It's Memorial Day and I am remembering the vets that make it back from the war but live the rest of their lives with disabilities caused by the war. And I want to tell a story about a vet I had the opportunity to talk with the other day.
He joined the service soon after high school. He hoped to make a career of it. He is a very bright man and had a highly technical job in the service. I'm not providing any identifying details in order to protect his privacy, so I won't say exactly what he did, but it was something requiring a lot of intelligence and skill.
He'd been in the service for 10 years when it happened. He was in Iraq. He was in a vehicle with nine other servicemen when an explosion occurred. Eight of the 10 people in the vehicle were killed. He and one other man survived, with serious injuries.
He carries a lot of survivor's guilt, partly because he was initially supposed to sit in a different seat in the vehicle but for some reason ended up switching seats with another guy. The other guy died. If he'd been in the seat he was supposed to be in, he would have died, too. This was 15 years ago and he got all choked up telling me about it.
He received a medical discharge. He came back to the states with physical injuries, requiring lengthy hospitalization. He also had (still has) PTSD, although apparently the VA psychiatrist only diagnosed that about a year ago. How could anyone live through that experience and not have PTSD? He still thinks about it every day. He still cries about it. He still has nightmares.
Despite having severe PTSD and lasting physical disabilities, the VA only finally declared him disabled and awarded him disability pay a year ago. It took 14 years for him to get disability. For 18 months of those 14 years, he was homeless, living on the street.
His wife left him shortly after he came home from the war. She said he wasn't the same man he used to be. This was not what she signed up for. Well, gee, I don't think it was what he signed up for, either.

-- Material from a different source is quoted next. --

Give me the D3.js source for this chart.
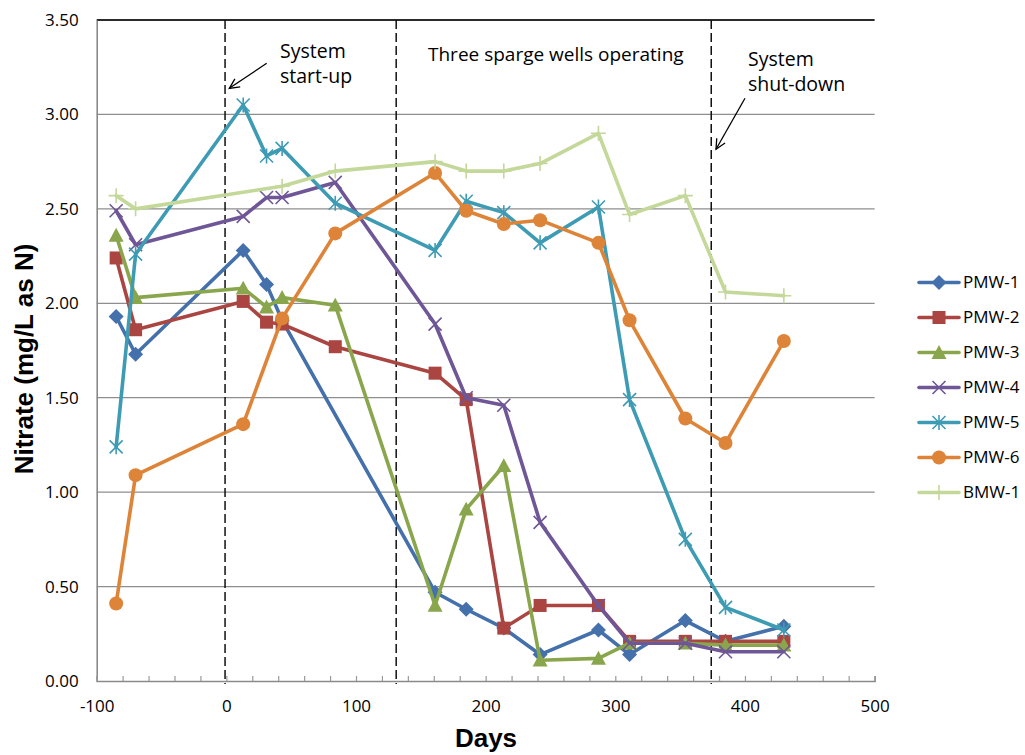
<!DOCTYPE html>
<html>
<head>
<meta charset="utf-8">
<script src="https://cdn.jsdelivr.net/npm/d3@7"></script>
<style>
  html, body { margin: 0; padding: 0; background: #fff; }
  svg { display: block; }
  text { font-family: "Open Sans", "Liberation Sans", sans-serif; fill: #000; }
</style>
</head>
<body>
<svg id="chart" width="1025" height="755"></svg>
<script>
// ---------------- data ----------------
const days = [-85, -70, 13, 31, 43, 84, 161, 185, 214, 242, 287, 311, 354, 385, 430];
const pmw1 = [1.93, 1.73, 2.28, 2.10, 1.91, null, 0.47, 0.38, 0.28, 0.14, 0.27, 0.14, 0.32, 0.21, 0.29];
const pmw2 = [2.24, 1.86, 2.01, 1.90, 1.89, 1.77, 1.63, 1.49, 0.28, 0.40, 0.40, 0.21, 0.21, 0.21, 0.21];
const pmw3 = [2.36, 2.03, 2.08, 1.98, 2.03, 1.99, 0.40, 0.91, 1.14, 0.11, 0.12, 0.20, 0.20, 0.19, 0.19];
const pmw4 = [2.49, 2.31, 2.46, 2.56, 2.56, 2.64, 1.89, 1.50, 1.46, 0.84, 0.40, 0.20, 0.20, 0.155, 0.155];
const pmw5 = [1.24, 2.26, 3.05, 2.78, 2.82, 2.53, 2.28, 2.54, 2.48, 2.32, 2.51, 1.49, 0.75, 0.39, 0.27];
const pmw6 = [0.41, 1.09, 1.36, null, 1.92, 2.37, 2.69, 2.49, 2.42, 2.44, 2.32, 1.91, 1.39, 1.26, 1.80];
const bmw1 = [2.57, 2.50, null, null, 2.62, 2.70, 2.75, 2.70, 2.70, 2.74, 2.90, 2.47, 2.57, 2.06, 2.04];

const seriesNames = ["PMW-1", "PMW-2", "PMW-3", "PMW-4", "PMW-5", "PMW-6", "BMW-1"];
const seriesValues = [pmw1, pmw2, pmw3, pmw4, pmw5, pmw6, bmw1];
const seriesColors = ["#4470AB", "#AA4542", "#89A64C", "#6F5696", "#3E9BB4", "#DE8438", "#C3D899"];
const seriesMarkers = ["diamond", "square", "triangle", "x", "asterisk", "circle", "plus"];

const xTicks = [-100, 0, 100, 200, 300, 400, 500];
const yTicks = [0, 0.5, 1, 1.5, 2, 2.5, 3, 3.5];
const phaseDays = [-1, 131, 374];

// ---------------- layout ----------------
const svg = d3.select("#chart");
const pLeft = 96.7, pRight = 874.6, pTop = 20, pBottom = 681;

const x = d3.scaleLinear().domain([-100, 500]).range([pLeft, pRight]);
const y = d3.scaleLinear().domain([0, 3.5]).range([pBottom, pTop]);

// gridlines
svg.append("g").selectAll("line").data(yTicks.filter(v => v > 0)).join("line")
  .attr("x1", pLeft).attr("x2", pRight)
  .attr("y1", d => y(d)).attr("y2", d => y(d))
  .attr("stroke", d => d === 3.5 ? "#2a2a2a" : "#8e8e8e")
  .attr("stroke-width", d => d === 3.5 ? 1.8 : 1.3);

// y axis
const yAxis = d3.axisLeft(y).tickValues(yTicks).tickFormat(d3.format(".2f")).tickSize(0).tickPadding(18);
const gy = svg.append("g").attr("transform", `translate(${pLeft},0)`).call(yAxis);
gy.select(".domain").attr("stroke", "#8a8a8a").attr("stroke-width", 1.6);
gy.selectAll("text").style("font-size", "17px").style("font-family", "'Open Sans', sans-serif").attr("fill", "#000");

// x axis with inward minor ticks
const xAxis = d3.axisBottom(x).tickValues(d3.range(-100, 501, 20)).tickSize(-5)
  .tickFormat(d => xTicks.includes(d) ? d : "").tickPadding(19);
const gx = svg.append("g").attr("transform", `translate(0,${pBottom})`).call(xAxis);
gx.select(".domain").attr("stroke", "#8a8a8a").attr("stroke-width", 1.6);
gx.selectAll(".tick line").attr("stroke", "#9a9a9a").attr("stroke-width", 1.2);
gx.selectAll("text").style("font-size", "17px").style("font-family", "'Open Sans', sans-serif").attr("fill", "#000");

// phase dashed lines
svg.append("g").selectAll("line").data(phaseDays).join("line")
  .attr("x1", d => x(d)).attr("x2", d => x(d))
  .attr("y1", pTop).attr("y2", pBottom + 3)
  .attr("stroke", "#111").attr("stroke-width", 1.5)
  .attr("stroke-dasharray", "9,4");

// axis titles
svg.append("text").attr("x", 486).attr("y", 747).attr("text-anchor", "middle")
  .style("font-family", "'Liberation Sans', Arial, sans-serif").style("font-weight", "bold").style("font-size", "26px")
  .text("Days");
svg.append("text").attr("transform", "translate(33,359) rotate(-90)").attr("text-anchor", "middle")
  .style("font-family", "'Liberation Sans', Arial, sans-serif").style("font-weight", "bold").style("font-size", "26px")
  .text("Nitrate (mg/L as N)");

// annotations
const ann = svg.append("g").style("font-size", "19.5px");
ann.append("text").attr("x", 280).attr("y", 58).text("System");
ann.append("text").attr("x", 280).attr("y", 83).text("start-up");
ann.append("text").attr("x", 428).attr("y", 61).style("font-size", "19px").text("Three sparge wells operating");
ann.append("text").attr("x", 748).attr("y", 66).text("System");
ann.append("text").attr("x", 748).attr("y", 91).text("shut-down");

function arrow(x1, y1, x2, y2) {
  const g = svg.append("g").attr("stroke", "#000").attr("stroke-width", 1.3).attr("fill", "none");
  g.append("line").attr("x1", x1).attr("y1", y1).attr("x2", x2).attr("y2", y2);
  const a = Math.atan2(y2 - y1, x2 - x1), L = 11, w = 0.45;
  const p1 = [x2 - L * Math.cos(a - w), y2 - L * Math.sin(a - w)];
  const p2 = [x2 - L * Math.cos(a + w), y2 - L * Math.sin(a + w)];
  g.append("path").attr("d", `M${p1[0]},${p1[1]}L${x2},${y2}L${p2[0]},${p2[1]}`);
}
arrow(266.7, 63.3, 229.3, 88.3);
arrow(745, 98.3, 716, 149.3);

// markers
function marker(g, type, cx, cy, color, s) {
  s = s || 1;
  if (type === "diamond") {
    const r = 7.5 * s;
    g.append("path").attr("d", `M${cx},${cy - r}L${cx + r},${cy}L${cx},${cy + r}L${cx - r},${cy}Z`).attr("fill", color);
  } else if (type === "square") {
    const r = 6.5 * s;
    g.append("rect").attr("x", cx - r).attr("y", cy - r).attr("width", 2 * r).attr("height", 2 * r).attr("fill", color);
  } else if (type === "triangle") {
    const r = 7.5 * s;
    g.append("path").attr("d", `M${cx},${cy - r}L${cx + r},${cy + r * 0.85}L${cx - r},${cy + r * 0.85}Z`).attr("fill", color);
  } else if (type === "circle") {
    g.append("circle").attr("cx", cx).attr("cy", cy).attr("r", 7 * s).attr("fill", color);
  } else if (type === "x") {
    const r = 6.5 * s;
    g.append("path").attr("d", `M${cx - r},${cy - r}L${cx + r},${cy + r}M${cx - r},${cy + r}L${cx + r},${cy - r}`)
      .attr("stroke", color).attr("stroke-width", 1.6).attr("fill", "none");
  } else if (type === "asterisk") {
    const r = 6.5 * s;
    g.append("path").attr("d", `M${cx - r},${cy - r}L${cx + r},${cy + r}M${cx - r},${cy + r}L${cx + r},${cy - r}M${cx},${cy - r - 1}L${cx},${cy + r + 1}`)
      .attr("stroke", color).attr("stroke-width", 1.6).attr("fill", "none");
  } else if (type === "plus") {
    const r = 7.5 * s;
    g.append("path").attr("d", `M${cx - r},${cy}L${cx + r},${cy}M${cx},${cy - r}L${cx},${cy + r}`)
      .attr("stroke", color).attr("stroke-width", 1.6).attr("fill", "none");
  }
}

// series
const line = d3.line().x(d => x(d[0])).y(d => y(d[1]));
seriesValues.forEach((vals, i) => {
  const pts = days.map((d, j) => [d, vals[j]]).filter(p => p[1] !== null);
  const g = svg.append("g");
  g.append("path").attr("d", line(pts)).attr("fill", "none")
    .attr("stroke", seriesColors[i]).attr("stroke-width", 3.6)
    .attr("stroke-linejoin", "round").attr("stroke-linecap", "round");
  pts.forEach(p => marker(g, seriesMarkers[i], x(p[0]), y(p[1]), seriesColors[i]));
});

// legend
const leg = svg.append("g");
seriesNames.forEach((n, i) => {
  const cy = 282.5 + i * 35;
  const g = leg.append("g");
  g.append("line").attr("x1", 919).attr("x2", 959).attr("y1", cy).attr("y2", cy)
    .attr("stroke", seriesColors[i]).attr("stroke-width", 3.6).attr("stroke-linecap", "round");
  marker(g, seriesMarkers[i], 939, cy, seriesColors[i]);
  g.append("text").attr("x", 963).attr("y", cy).attr("dy", "0.35em")
    .style("font-size", "17px").text(n);
});
</script>
</body>
</html>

After his wife left and he was disabled and living in extreme poverty, he became depressed. Well, duh. Who wouldn't? He attempted suicide multiple times. Obviously he was not getting good mental health care - the VA psychiatrist couldn't even figure out that the had PTSD.
This would be a terribly sad story even if the guy wasn't a veteran. But he is a vet. He didn't become disabled in an accident. He wasn't just born this way by some twist of fate. He became disabled fighting in a war that our government, on behalf of all of us, felt was so important that it was worth risking lives. He agreed to take that risk, to sacrifice his health and maybe even his life, for other people, and for a principle.
I am a pacifist. I am opposed to war. I don't think we ought to be fighting wars. What if they threw a war and nobody came? I think we should all refuse to come.
But that is not the society in which we live. We live in a society in which we send young men and women to war. To fight for us.
And then when they come home disabled, we don't care for them. I find that appalling. I do not support war but I do support the troops that fight for something they believe in.
This guy lost his wife, he suffers pain every day, he is disabled, he has PTSD, and we allowed him to live on the street for 18 months. Think about that. In a Midwestern city, in the cold winter, we - this society, which includes all of us - felt it was perfectly OK for him to sleep in a doorway, on cold concrete, in pain, barely able to walk, having nightmares of an explosion that killed eight of his buddies when he did manage to fall asleep for a bit.
How is that OK? How is it that we can allow that to happen?
It's easy to say well, that's not really my responsibility, it's not that I think it's OK but what am I supposed to do about it? I don't work for the VA, it's not up to me to decide who gets disability. What am I supposed to do, anyway? Invite homeless vets into my home to live?
But really, it is my responsibility. It's is the responsibility of all of us.
If it's not OK with me, I need to do something about it. If I just passively accept it, and allow it to happen, then it must really be all right with me.
What am I going to do about it? I don't know. I have no idea what there is to do about it. But I'm gonna find out.
What about you? Is it OK with you? And if it's not, what are you going to do about it?